Mayor Steven Fulop and Chief Prosecutor Jake Hudnutannounce Jersey City's new marijuana decriminalization policy, which directs all Jersey City prosecutors to cease prosecuting marijuana possession cases before the municipal courts.

Jersey City is now the first in New Jersey to put forward a policy to address decriminalization on a local level, in the hopes of guiding other towns across the state to enact similar changes to outdated marijuana policies.

"The fact is, marijuana arrests and prosecutions in New Jersey and around the nation point to severe inequalities that negatively impact people of color disproportionately and lead to long-term economic challenges for anyone who finds themselves prosecuted for possession," Fulop said. "We are working to correct this with our new policy in a proactive way, and I am proud that we will be the first in the state to do so."

The new policy amends all marijuana-related offenses to local ordinance offenses, which have no impact on an individual's criminal record.

In addition to the racial inequalities and potentially life-altering consequences that stem from marijuana prosecution, officials say there is a significant cost burden on local municipalities that are the entities that oversee these charges.

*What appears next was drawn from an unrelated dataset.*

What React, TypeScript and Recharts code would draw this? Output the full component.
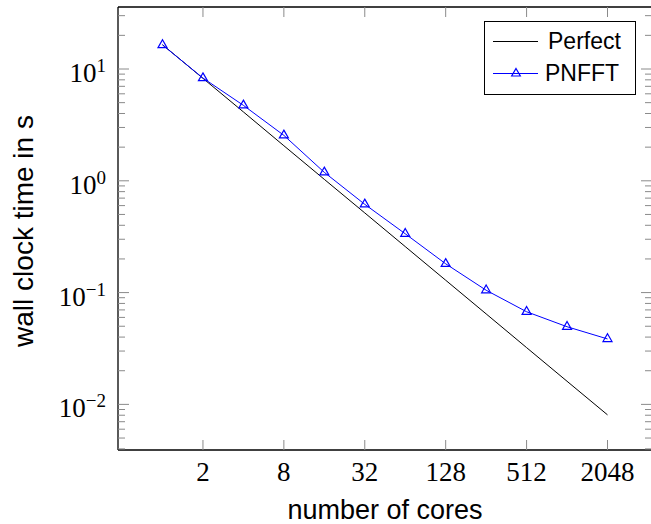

Each year in New Jersey, there are more than 25,000 arrests for marijuana possession, and it is estimated that prosecution following these arrests has cost the state well more than $1 billion each decade in policing, court operations, probation and jailing. Officials say the new policy is built on the widespread believe that marijuana possession is non-violent in nature, and focusing law enforcement resources on violent offenses does far more to promote safe communities.